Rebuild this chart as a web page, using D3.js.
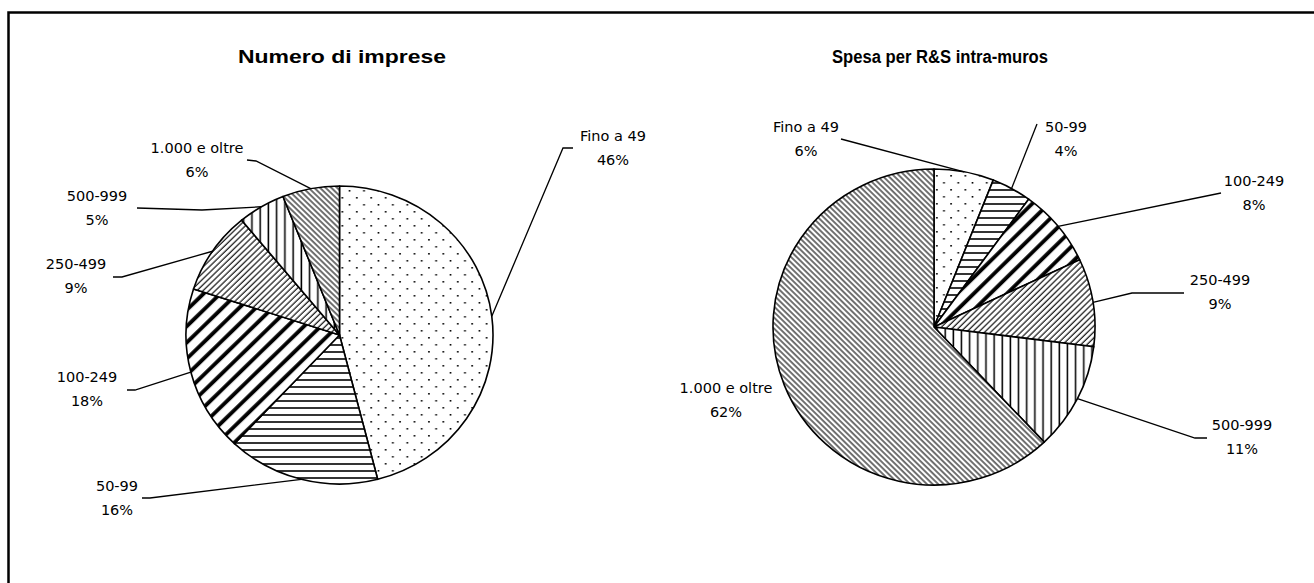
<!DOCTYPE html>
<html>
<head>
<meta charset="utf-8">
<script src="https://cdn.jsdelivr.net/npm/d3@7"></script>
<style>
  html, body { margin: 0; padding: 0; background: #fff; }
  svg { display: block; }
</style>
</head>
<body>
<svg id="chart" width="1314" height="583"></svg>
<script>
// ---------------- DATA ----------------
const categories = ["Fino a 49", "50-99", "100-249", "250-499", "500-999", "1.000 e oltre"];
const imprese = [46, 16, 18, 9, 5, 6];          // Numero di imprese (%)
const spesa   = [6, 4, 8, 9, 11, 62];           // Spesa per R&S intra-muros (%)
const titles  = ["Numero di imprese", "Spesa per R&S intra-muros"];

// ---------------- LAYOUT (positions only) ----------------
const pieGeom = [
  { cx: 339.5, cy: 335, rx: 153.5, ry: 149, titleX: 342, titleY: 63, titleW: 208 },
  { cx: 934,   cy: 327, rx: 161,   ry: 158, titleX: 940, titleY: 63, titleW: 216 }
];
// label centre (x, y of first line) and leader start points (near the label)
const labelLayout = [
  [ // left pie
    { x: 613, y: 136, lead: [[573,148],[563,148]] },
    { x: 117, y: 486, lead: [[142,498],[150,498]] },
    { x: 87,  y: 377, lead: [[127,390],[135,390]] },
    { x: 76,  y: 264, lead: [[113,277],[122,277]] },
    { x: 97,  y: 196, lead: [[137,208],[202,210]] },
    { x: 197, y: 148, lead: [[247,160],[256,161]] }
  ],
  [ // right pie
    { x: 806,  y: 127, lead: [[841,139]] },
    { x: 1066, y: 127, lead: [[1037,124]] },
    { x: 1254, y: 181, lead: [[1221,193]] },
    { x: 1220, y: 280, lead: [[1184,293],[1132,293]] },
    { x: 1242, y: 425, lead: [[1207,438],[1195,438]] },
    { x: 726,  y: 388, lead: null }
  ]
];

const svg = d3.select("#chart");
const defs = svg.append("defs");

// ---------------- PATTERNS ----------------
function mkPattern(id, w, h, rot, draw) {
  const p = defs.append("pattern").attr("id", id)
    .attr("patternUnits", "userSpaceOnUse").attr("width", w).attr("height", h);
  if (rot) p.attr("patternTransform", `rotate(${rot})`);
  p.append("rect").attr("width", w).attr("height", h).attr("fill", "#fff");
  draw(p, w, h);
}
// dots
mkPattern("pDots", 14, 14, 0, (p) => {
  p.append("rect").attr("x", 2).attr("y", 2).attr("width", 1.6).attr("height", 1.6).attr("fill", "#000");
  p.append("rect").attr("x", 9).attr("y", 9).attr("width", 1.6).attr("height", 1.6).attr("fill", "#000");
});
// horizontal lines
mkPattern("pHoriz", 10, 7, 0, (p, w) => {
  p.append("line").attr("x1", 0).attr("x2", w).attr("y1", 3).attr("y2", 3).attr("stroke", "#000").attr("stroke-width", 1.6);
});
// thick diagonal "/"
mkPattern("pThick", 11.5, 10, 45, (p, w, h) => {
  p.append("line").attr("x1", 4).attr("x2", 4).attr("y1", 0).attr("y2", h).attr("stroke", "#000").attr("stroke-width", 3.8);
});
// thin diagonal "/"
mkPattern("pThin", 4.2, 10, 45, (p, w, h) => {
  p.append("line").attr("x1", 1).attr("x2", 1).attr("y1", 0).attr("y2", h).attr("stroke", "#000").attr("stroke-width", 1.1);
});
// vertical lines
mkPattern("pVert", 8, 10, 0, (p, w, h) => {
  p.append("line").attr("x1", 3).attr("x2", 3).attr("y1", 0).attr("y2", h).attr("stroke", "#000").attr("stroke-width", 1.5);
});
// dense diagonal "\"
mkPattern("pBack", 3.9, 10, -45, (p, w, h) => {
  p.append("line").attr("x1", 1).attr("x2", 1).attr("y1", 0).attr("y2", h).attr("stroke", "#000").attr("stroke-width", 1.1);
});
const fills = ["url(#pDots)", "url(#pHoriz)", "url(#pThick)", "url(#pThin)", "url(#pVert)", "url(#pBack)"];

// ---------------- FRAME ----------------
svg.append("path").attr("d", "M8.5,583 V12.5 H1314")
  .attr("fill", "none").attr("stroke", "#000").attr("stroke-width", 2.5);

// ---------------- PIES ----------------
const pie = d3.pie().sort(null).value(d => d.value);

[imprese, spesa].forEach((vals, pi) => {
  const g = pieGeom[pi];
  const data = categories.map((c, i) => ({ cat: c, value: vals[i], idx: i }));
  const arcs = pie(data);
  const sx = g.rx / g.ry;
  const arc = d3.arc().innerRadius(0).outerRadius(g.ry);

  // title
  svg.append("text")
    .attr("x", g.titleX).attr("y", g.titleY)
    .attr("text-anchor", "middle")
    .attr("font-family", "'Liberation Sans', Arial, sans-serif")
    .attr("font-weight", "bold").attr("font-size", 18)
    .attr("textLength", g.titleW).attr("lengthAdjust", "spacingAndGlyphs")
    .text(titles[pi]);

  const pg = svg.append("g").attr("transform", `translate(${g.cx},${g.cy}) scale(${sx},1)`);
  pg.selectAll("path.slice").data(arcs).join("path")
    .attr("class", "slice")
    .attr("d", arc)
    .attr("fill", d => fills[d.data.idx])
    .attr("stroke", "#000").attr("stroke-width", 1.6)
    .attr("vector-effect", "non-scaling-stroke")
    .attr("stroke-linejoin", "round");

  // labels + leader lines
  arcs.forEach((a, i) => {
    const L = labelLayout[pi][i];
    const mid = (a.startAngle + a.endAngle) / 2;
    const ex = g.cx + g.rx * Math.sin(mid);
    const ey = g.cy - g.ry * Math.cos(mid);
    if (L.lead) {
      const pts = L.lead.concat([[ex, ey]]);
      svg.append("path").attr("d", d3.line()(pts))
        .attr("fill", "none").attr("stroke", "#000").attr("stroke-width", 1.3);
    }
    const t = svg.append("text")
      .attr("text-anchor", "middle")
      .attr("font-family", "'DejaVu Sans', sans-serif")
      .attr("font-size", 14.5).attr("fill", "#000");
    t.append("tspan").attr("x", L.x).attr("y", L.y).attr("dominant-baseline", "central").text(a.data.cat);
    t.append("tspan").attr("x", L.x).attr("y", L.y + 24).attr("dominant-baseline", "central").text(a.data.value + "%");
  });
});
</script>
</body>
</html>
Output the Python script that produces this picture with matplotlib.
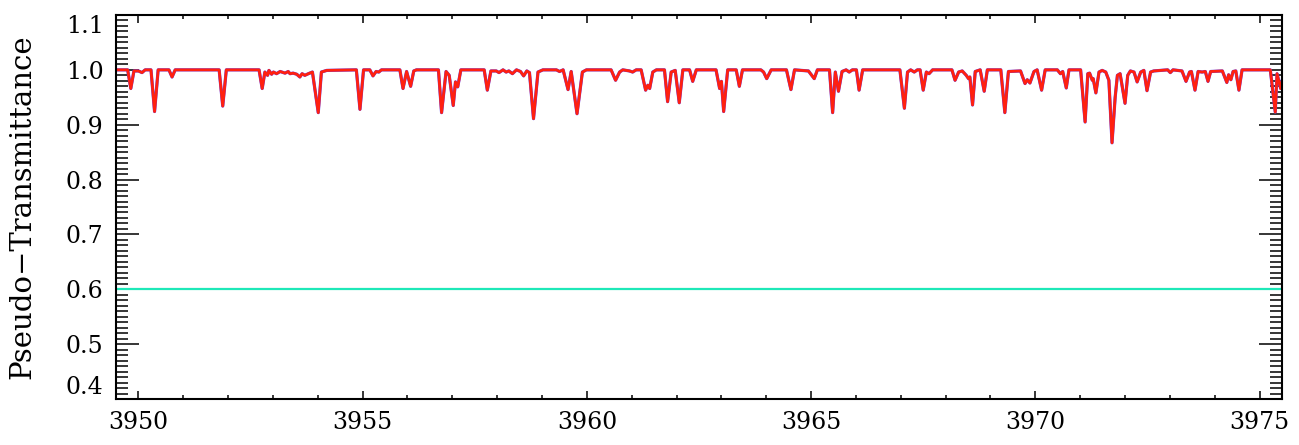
────────────────────
# WHAT NEEDS TO BE DONE
Check each line above for the word "chart" and give the number of lines that have it, nothing else.

# REPLY
3